Sur le marché mondial, il est difficile de connaître l’origine exacte du combustible acheté par un pays pour l’industrie nucléaire civile. Le combustible des centrales provient de diverses sources: uranium naturel (UF6), uranium issu du démantèlement d’armes nucléaire après appauvrissement de l’U235 de 90% à 5% par mélange avec de l’U238, plutonium militaire ou civil mélangé à de l’uranium pour fabriquer des barres de MOX.

Depuis 2006, un moratoire en Suisse interdit l’exportation de matériel fissile; les barres de MOX usagées sont entreposées au Zwilag, le dépôt intermédiaire situé en Argovie. «Une partie du combustible suisse provient de matériel de sous-marins russes passé par des usines nucléaires en Sibérie, le reste est de l’uranium naturel, décrit Florian Kasser. L’uranium retraité est encore utilisé dans une centrale. En général il est difficile d’avoir une comptabilité claire des stocks de matériel fissile issu du militaire.»

A l’opposé, il est possible techniquement de récupérer des produits du nucléaire civil (plutonium, uranium appauvri, produits de fission, objets contaminés) pour fabriquer du matériel militaire, que ce soit des bombes nucléaires ou des bombes dites «sales» correspondant à des explosifs traditionnels dans lesquels on ajoute des débris radioactifs.

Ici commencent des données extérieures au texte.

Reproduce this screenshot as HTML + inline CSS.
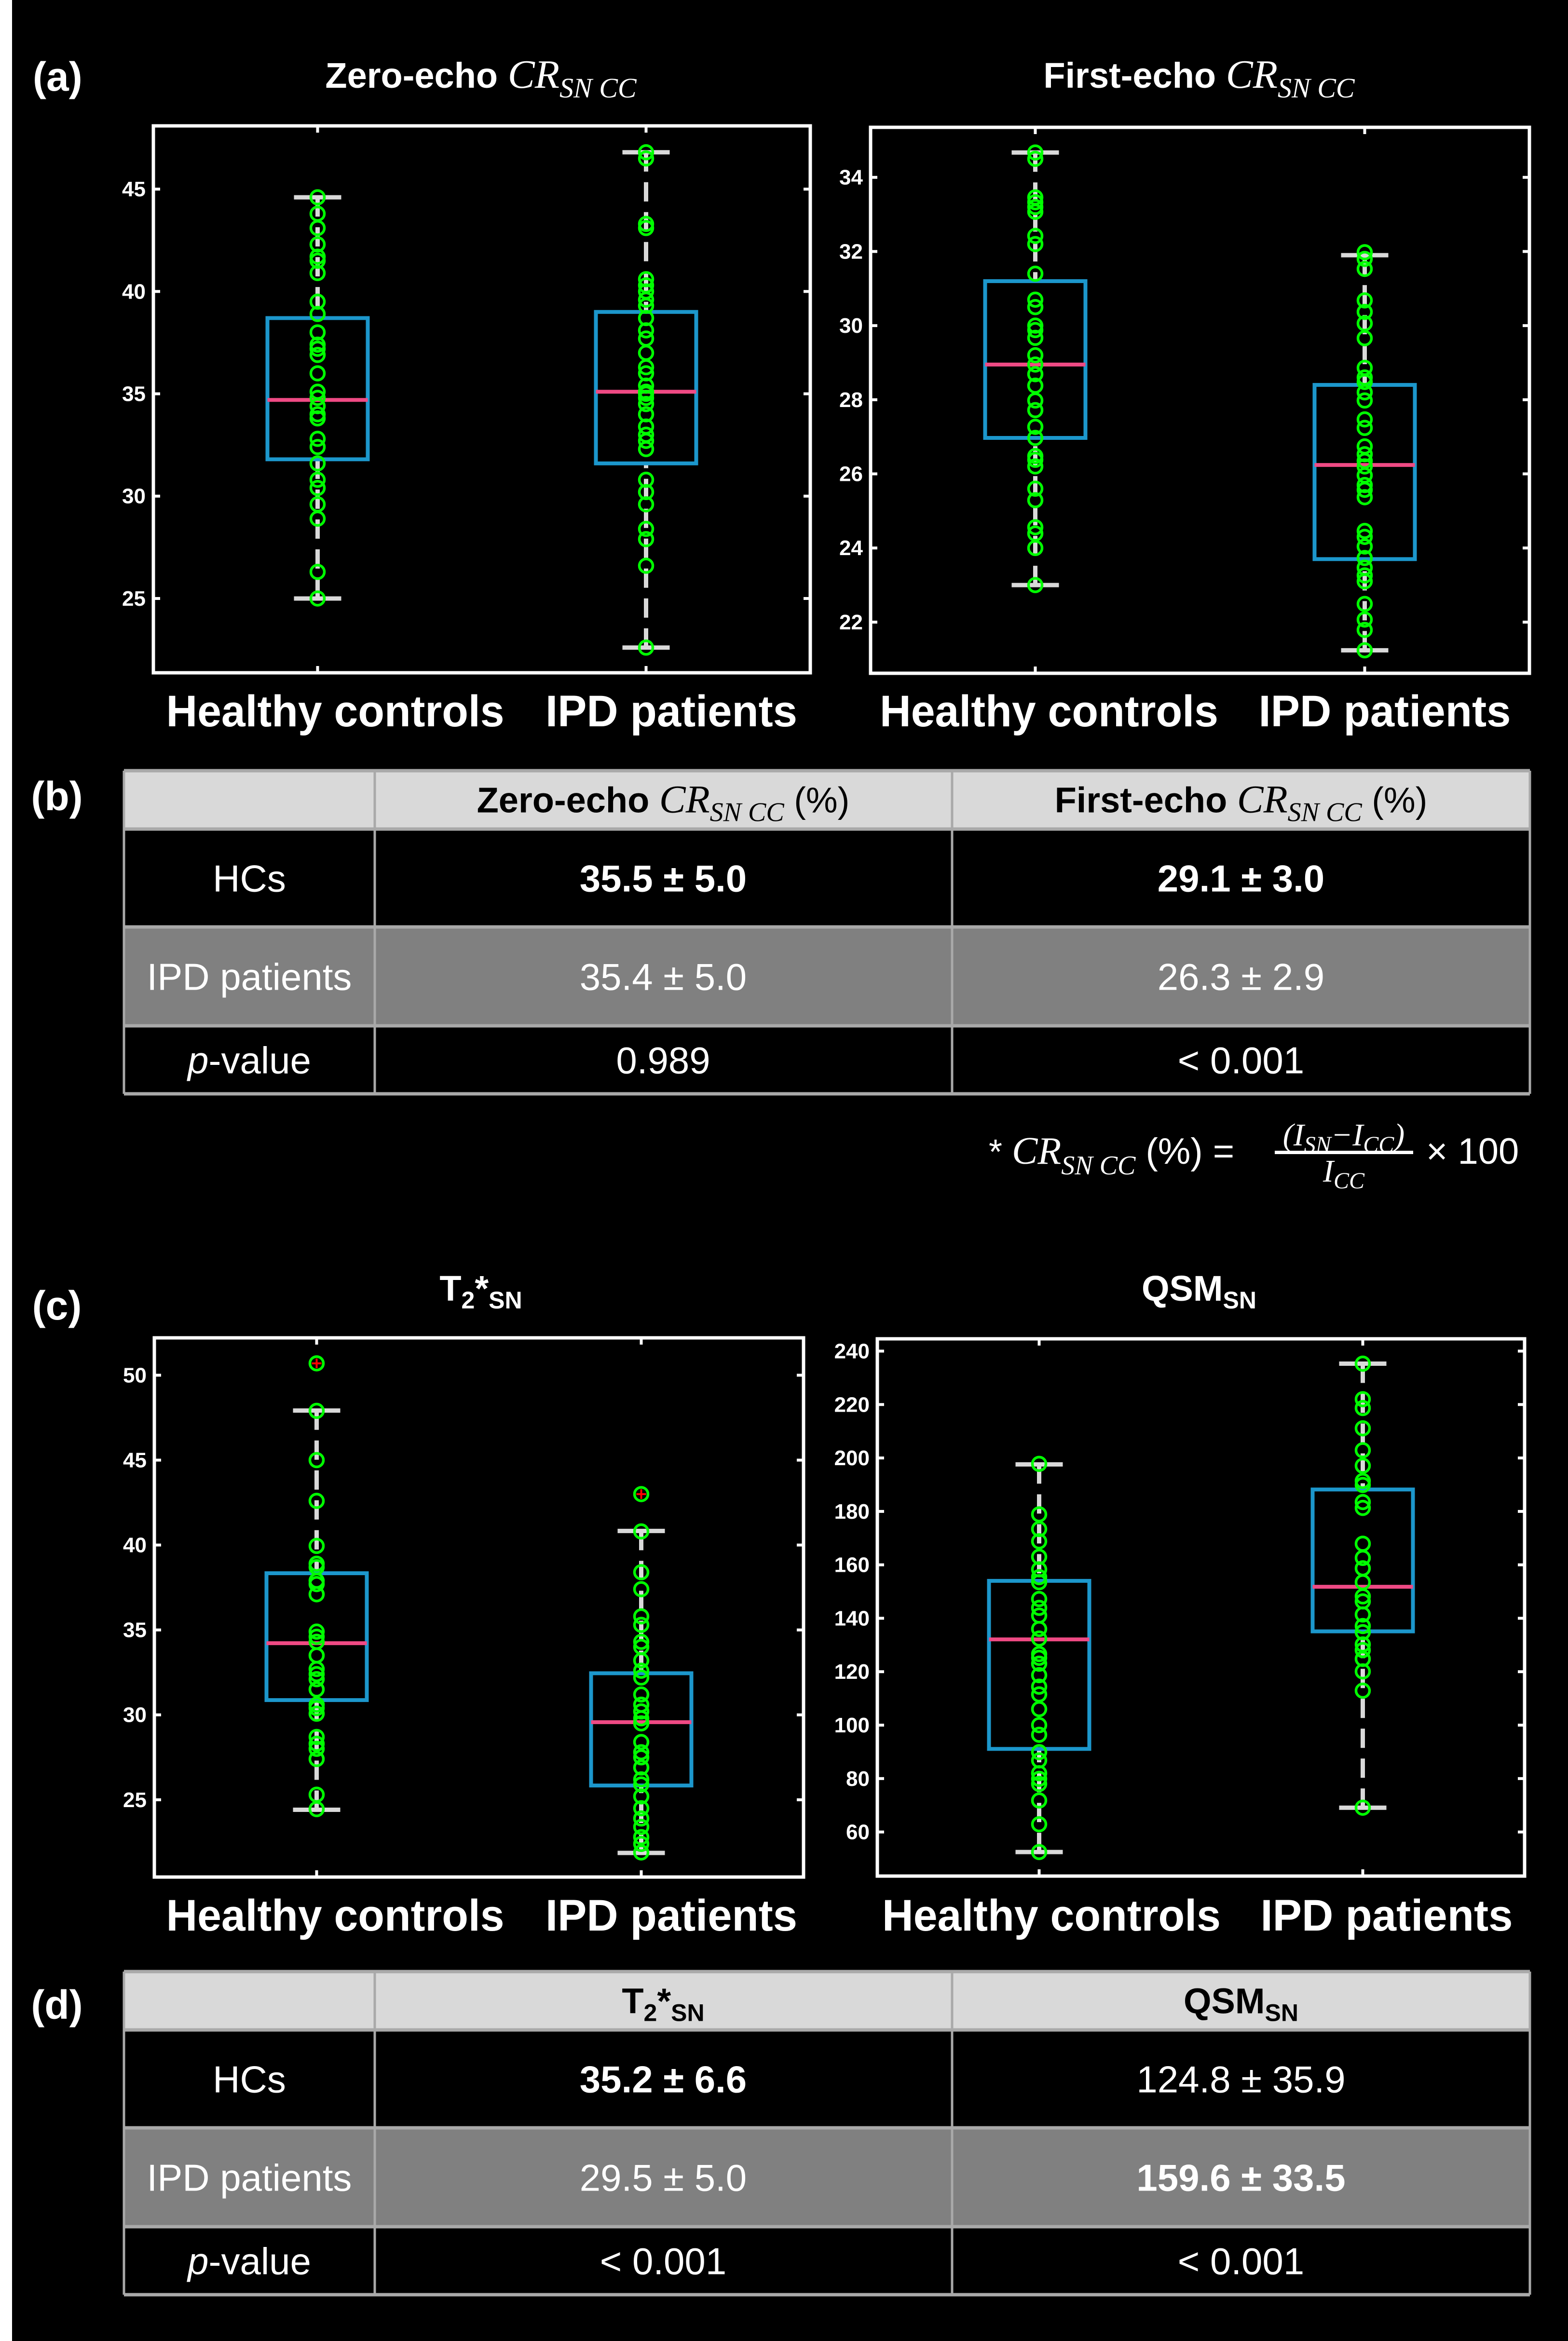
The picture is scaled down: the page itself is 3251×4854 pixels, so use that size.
<!DOCTYPE html>
<html><head><meta charset="utf-8">
<style>
html,body{margin:0;padding:0;background:#000;}
svg{display:block;}
text{font-family:"Liberation Sans",sans-serif;}
.m{font-family:"Liberation Serif",serif;font-style:italic;}
</style></head>
<body>
<svg id="fig" xmlns="http://www.w3.org/2000/svg" width="3251" height="4854" viewBox="0 0 3251 4854">
<rect x="0" y="0" width="3251" height="4854" fill="#000"/>
<rect x="0" y="0" width="25" height="4854" fill="#fff"/>

<text x="68" y="188" font-size="84" font-weight="bold" fill="#fff">(a)</text>
<text x="118" y="1680" font-size="84" font-weight="bold" fill="#fff" text-anchor="middle">(b)</text>
<text x="118" y="2736" font-size="84" font-weight="bold" fill="#fff" text-anchor="middle">(c)</text>
<text x="118" y="4186" font-size="84" font-weight="bold" fill="#fff" text-anchor="middle">(d)</text>

<text x="997" y="182" font-size="74" font-weight="bold" fill="#fff" text-anchor="middle">Zero-echo <tspan class="m" font-weight="normal" font-size="84">CR</tspan><tspan class="m" font-weight="normal" font-size="58" dy="20">SN CC</tspan></text>
<text x="2486" y="182" font-size="74" font-weight="bold" fill="#fff" text-anchor="middle">First-echo <tspan class="m" font-weight="normal" font-size="84">CR</tspan><tspan class="m" font-weight="normal" font-size="58" dy="20">SN CC</tspan></text>
<text x="997" y="2697" font-size="74" font-weight="bold" fill="#fff" text-anchor="middle">T<tspan font-size="50" dy="16">2</tspan><tspan dy="-16">*</tspan><tspan font-size="50" dy="16">SN</tspan></text>
<text x="2486" y="2697" font-size="74" font-weight="bold" fill="#fff" text-anchor="middle">QSM<tspan font-size="50" dy="16">SN</tspan></text>

<g id="charts"></g>
<g id="tables"></g>

<g fill="#fff">
<text x="2050" y="2413" font-size="72">* <tspan class="m" font-size="80">CR</tspan><tspan class="m" font-size="56" dy="22">SN CC</tspan><tspan dy="-22" font-size="76"> (%) = </tspan></text>
<text x="2786" y="2375" font-size="66" text-anchor="middle" class="m">(I<tspan font-size="48" dy="14">SN</tspan><tspan dy="-14">−I</tspan><tspan font-size="48" dy="14">CC</tspan><tspan dy="-14">)</tspan></text>
<rect x="2643" y="2386" width="287" height="7" fill="#fff"/>
<text x="2786" y="2450" font-size="66" text-anchor="middle" class="m">I<tspan font-size="48" dy="14">CC</tspan></text>
<text x="2957" y="2413" font-size="76">× 100</text>
</g>
</svg>
<script>
// ---------- DATA ----------
const categories = ["Healthy controls", "IPD patients"];

const zeroEchoHC = [44.6,43.8,43.1,42.3,41.7,41.5,40.9,39.5,38.9,38.0,37.4,37.2,36.9,36.0,35.1,34.8,34.4,34.0,33.8,32.8,32.4,31.6,30.8,30.4,29.6,28.9,26.3,25.0];
const zeroEchoIPD = [46.8,46.5,43.3,43.1,40.6,40.3,40.0,39.6,39.3,38.7,38.1,37.7,37.0,36.3,36.0,35.4,35.1,35.0,34.8,34.5,34.0,33.4,33.0,32.7,32.3,30.8,30.2,29.6,28.4,27.9,26.6,22.6];
const zeroEchoStatsHC = [25.0,31.8,34.7,38.7,44.6];
const zeroEchoStatsIPD = [22.6,31.6,35.1,39.0,46.8];
const zeroEchoTicks = [25,30,35,40,45];

const firstEchoHC = [34.67,34.5,33.46,33.33,33.2,33.07,32.42,32.2,31.4,30.7,30.5,30.0,29.88,29.67,29.2,28.95,28.69,28.38,27.98,27.72,27.27,26.97,26.48,26.38,26.2,25.6,25.29,24.56,24.39,24.0,23.0];
const firstEchoIPD = [31.98,31.8,31.53,30.68,30.37,30.06,29.66,28.86,28.6,28.48,28.2,27.98,27.47,27.24,26.74,26.53,26.35,26.2,25.96,25.7,25.57,25.37,24.46,24.3,24.04,23.73,23.47,23.26,23.1,22.49,22.07,21.79,21.24];
const firstEchoStatsHC = [23.0,26.97,28.95,31.2,34.67];
const firstEchoStatsIPD = [21.24,23.7,26.24,28.4,31.9];
const firstEchoTicks = [22,24,26,28,30,32,34];

const t2HC = [50.7,47.9,45.0,42.6,39.95,38.9,38.7,37.9,37.7,37.1,34.9,34.6,34.3,33.5,32.7,32.4,32.1,31.5,30.6,30.4,30.07,28.7,28.3,28.0,27.4,25.3,24.45];
const t2IPD = [43.0,40.8,38.4,37.4,35.8,35.3,34.3,34.0,33.2,32.6,32.2,31.2,30.6,30.2,29.8,29.5,28.4,27.8,27.5,26.9,26.2,25.9,25.2,24.5,23.9,23.4,22.8,22.4,21.9];
const t2StatsHC = [24.41,30.87,34.22,38.34,47.92];
const t2StatsIPD = [21.87,25.84,29.57,32.45,40.83];
const t2OutliersHC = [50.7];
const t2OutliersIPD = [43.0];
const t2Ticks = [25,30,35,40,45,50];

const qsmHC = [197.8,178.9,173.4,168.8,163.0,158.3,155.4,153.5,147.2,143.9,141.0,136.0,132.4,126.6,125.2,123.0,118.7,114.4,111.5,106.0,100.0,96.4,89.9,86.8,82.0,79.9,78.0,71.8,62.9,52.5];
const qsmIPD = [235.3,222.0,218.7,211.1,202.9,197.1,191.4,189.9,183.5,181.3,167.9,162.6,158.7,153.5,148.2,146.3,141.4,137.1,134.8,130.2,128.1,124.8,120.1,112.9,69.1];
const qsmStatsHC = [52.5,91.1,132.1,154.0,197.6];
const qsmStatsIPD = [69.1,135.1,151.8,188.2,235.3];
const qsmTicks = [60,80,100,120,140,160,180,200,220,240];

const tableBHeader = ["", "Zero-echo", "First-echo"];
const tableBRows = [["HCs","35.5 ± 5.0","29.1 ± 3.0"],["IPD patients","35.4 ± 5.0","26.3 ± 2.9"],["p-value","0.989","< 0.001"]];
const tableDRows = [["HCs","35.2 ± 6.6","124.8 ± 35.9"],["IPD patients","29.5 ± 5.0","159.6 ± 33.5"],["p-value","< 0.001","< 0.001"]];

// ---------- DRAW ----------
const NS = "http://www.w3.org/2000/svg";
function mk(tag, attrs, parent){
  const e = document.createElementNS(NS, tag);
  for (const k in attrs) e.setAttribute(k, attrs[k]);
  parent.appendChild(e); return e;
}
const charts = document.getElementById('charts');

function drawPanel(name, L, series, stats, outliers, ticks){
  const g = mk('g', {}, charts);
  
  
  const y = v => L.y1 - (v - L.ymin) / (L.ymax - L.ymin) * (L.y1 - L.y0);
  const x = i => L.x0 + (i + 1 - 0.5) / 2 * (L.x1 - L.x0);
  ticks.forEach(t => {
    const yy = y(t);
    const l1 = mk('line', {x1:L.x0, x2:L.x0+14, y1:yy, y2:yy, stroke:'#fff', 'stroke-width':6}, g);
    
    
    const l2 = mk('line', {x1:L.x1, x2:L.x1-14, y1:yy, y2:yy, stroke:'#fff', 'stroke-width':6}, g);
    
    
    const tx = mk('text', {x:L.x0-16, y:yy+15, 'text-anchor':'end', 'font-size':44, 'font-weight':'bold', fill:'#fff'}, g);
    
    
    tx.textContent = t;
  });
  categories.forEach((c, i) => {
    const xx = x(i);
    const t1 = mk('line', {x1:xx, x2:xx, y1:L.y0, y2:L.y0+14, stroke:'#fff', 'stroke-width':6}, g);
    
    
    const t2 = mk('line', {x1:xx, x2:xx, y1:L.y1, y2:L.y1-14, stroke:'#fff', 'stroke-width':6}, g);
    
    
    const lab = mk('text', {x:L.labX[i], y:L.labY, 'text-anchor':'middle', 'font-size':92, 'font-weight':'bold', fill:'#fff', textLength:L.labW[i], lengthAdjust:'spacingAndGlyphs'}, g);
    
    
    lab.textContent = c;
    const s = stats[i];
    const hw = 104, cw = 49;
    const wl = mk('line', {x1:xx, x2:xx, y1:y(s[0]), y2:y(s[1]), stroke:'#d9d9d9', 'stroke-width':9, 'stroke-dasharray':'40 22'}, g);
    
    
    const wu = mk('line', {x1:xx, x2:xx, y1:y(s[4]), y2:y(s[3]), stroke:'#d9d9d9', 'stroke-width':9, 'stroke-dasharray':'40 22'}, g);
    
    
    [s[0], s[4]].forEach(v => {
      const cap = mk('line', {x1:xx-cw, x2:xx+cw, y1:y(v), y2:y(v), stroke:'#d9d9d9', 'stroke-width':9}, g);
      
      
    });
    const box = mk('rect', {x:xx-hw, y:y(s[3]), width:2*hw, height:y(s[1])-y(s[3]), fill:'none', stroke:'#1c97cc', 'stroke-width':8}, g);
    
    
    const med = mk('line', {x1:xx-hw, x2:xx+hw, y1:y(s[2]), y2:y(s[2]), stroke:'#ef4a84', 'stroke-width':8}, g);
    
    
    (outliers[i] || []).forEach(v => {
      const o = mk('path', {d:`M${xx-10},${y(v)}h20M${xx},${y(v)-10}v20`, stroke:'#ff0000', 'stroke-width':4}, g);
      
      
    });
    series[i].forEach(v => {
      const p = mk('circle', {cx:xx, cy:y(v), r:14, fill:'none', stroke:'#00ff00', 'stroke-width':5.5}, g);
      
      
    });
  });
  const frame = mk('rect', {x:L.x0, y:L.y0, width:L.x1-L.x0, height:L.y1-L.y0, fill:'none', stroke:'#fff', 'stroke-width':7}, g);
  
  
}

const labL = {labX:[695,1392], labW:[701,522]};
const labR = {labX:[2175,2871], labW:[702,523]};
drawPanel('zero-echo', Object.assign({x0:318,x1:1680,y0:261,y1:1395,ymin:21.37,ymax:48.09,labY:1506}, labL), [zeroEchoHC, zeroEchoIPD], [zeroEchoStatsHC, zeroEchoStatsIPD], [[],[]], zeroEchoTicks);
drawPanel('first-echo', Object.assign({x0:1805,x1:3171,y0:264,y1:1396,ymin:20.62,ymax:35.35,labY:1506}, labR), [firstEchoHC, firstEchoIPD], [firstEchoStatsHC, firstEchoStatsIPD], [[],[]], firstEchoTicks);
drawPanel('t2star', Object.assign({x0:320,x1:1666,y0:2774,y1:3892,ymin:20.45,ymax:52.2,labY:4003}, labL), [t2HC, t2IPD], [t2StatsHC, t2StatsIPD], [t2OutliersHC, t2OutliersIPD], t2Ticks);
drawPanel('qsm', Object.assign({x0:1819,x1:3161,y0:2776,y1:3890,ymin:43.5,ymax:244.6,labY:4003}, {labX:[2180,2875], labW:[702,523]}), [qsmHC, qsmIPD], [qsmStatsHC, qsmStatsIPD], [[],[]], qsmTicks);

// ---------- TABLES ----------
const tables = document.getElementById('tables');
function drawTable(name, top, headerHTML, rows, bold){
  const g = mk('g', {}, tables);
  
  
  const cols = [257, 777, 1974, 3172];
  const rb = [top, top+121, top+324, top+529, top+670];
  const fills = ['#d9d9d9', '#000', '#808080', '#000'];
  for (let r = 0; r < 4; r++) {
    const bg = mk('rect', {x:cols[0], y:rb[r], width:cols[3]-cols[0], height:rb[r+1]-rb[r], fill:fills[r]}, g);
    
    
  }
  for (let r = 0; r < 5; r++) {
    const l = mk('line', {x1:cols[0], x2:cols[3], y1:rb[r], y2:rb[r], stroke:'#a9a9a9', 'stroke-width':7}, g);
    
    
  }
  cols.forEach(c => {
    const l = mk('line', {x1:c, x2:c, y1:rb[0], y2:rb[4], stroke:'#a9a9a9', 'stroke-width':5}, g);
    
    
  });
  const cx = [517, 1375, 2573];
  headerHTML.forEach((h, j) => {
    if (!h) return;
    const t = mk('text', {x:cx[j+1], y:(rb[0]+rb[1])/2+26, 'text-anchor':'middle', 'font-size':74, 'font-weight':'bold', fill:'#000'}, g);
    
    
    t.innerHTML = h;
  });
  rows.forEach((row, r) => {
    row.forEach((val, j) => {
      const t = mk('text', {x:cx[j], y:(rb[r+1]+rb[r+2])/2+28, 'text-anchor':'middle', 'font-size':78, fill:'#fff'}, g);
      if (bold[r][j]) t.setAttribute('font-weight', 'bold');
      
      
      if (val === 'p-value') t.innerHTML = '<tspan font-style="italic">p</tspan>-value';
      else t.textContent = val;
    });
  });
}
drawTable('table-b', 1598,
  [tableBHeader[1] + ' <tspan class="m" font-weight="normal" font-size="82">CR</tspan><tspan class="m" font-weight="normal" font-size="56" dy="18">SN CC</tspan><tspan dy="-18" font-weight="normal">  (%)</tspan>',
   tableBHeader[2] + ' <tspan class="m" font-weight="normal" font-size="82">CR</tspan><tspan class="m" font-weight="normal" font-size="56" dy="18">SN CC</tspan><tspan dy="-18" font-weight="normal">  (%)</tspan>'],
  tableBRows, [[0,1,1],[0,0,0],[0,0,0]]);
drawTable('table-d', 4088,
  ['T<tspan font-size="50" dy="16">2</tspan><tspan dy="-16">*</tspan><tspan font-size="50" dy="16">SN</tspan>',
   'QSM<tspan font-size="50" dy="16">SN</tspan>'],
  tableDRows, [[0,1,0],[0,0,1],[0,0,0]]);
</script>
</body></html>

■ Pour le nucléaire militaire comme le civil, la gestion des déchets est un casse-tête

Qu’ils soient d’origine militaire ou civile, les déchets radioactifs posent le même problème de gestion à long terme. «Différentes options ont été étudiées ou testées: entreposage dans l’océan, enfouissement dans des roches profondes, des mines de sel ou des puits de pétrole. Mais pour l’instant aucune solution satisfaisante n’a été trouvée dans le monde», conclut l’expert de Greenpeace.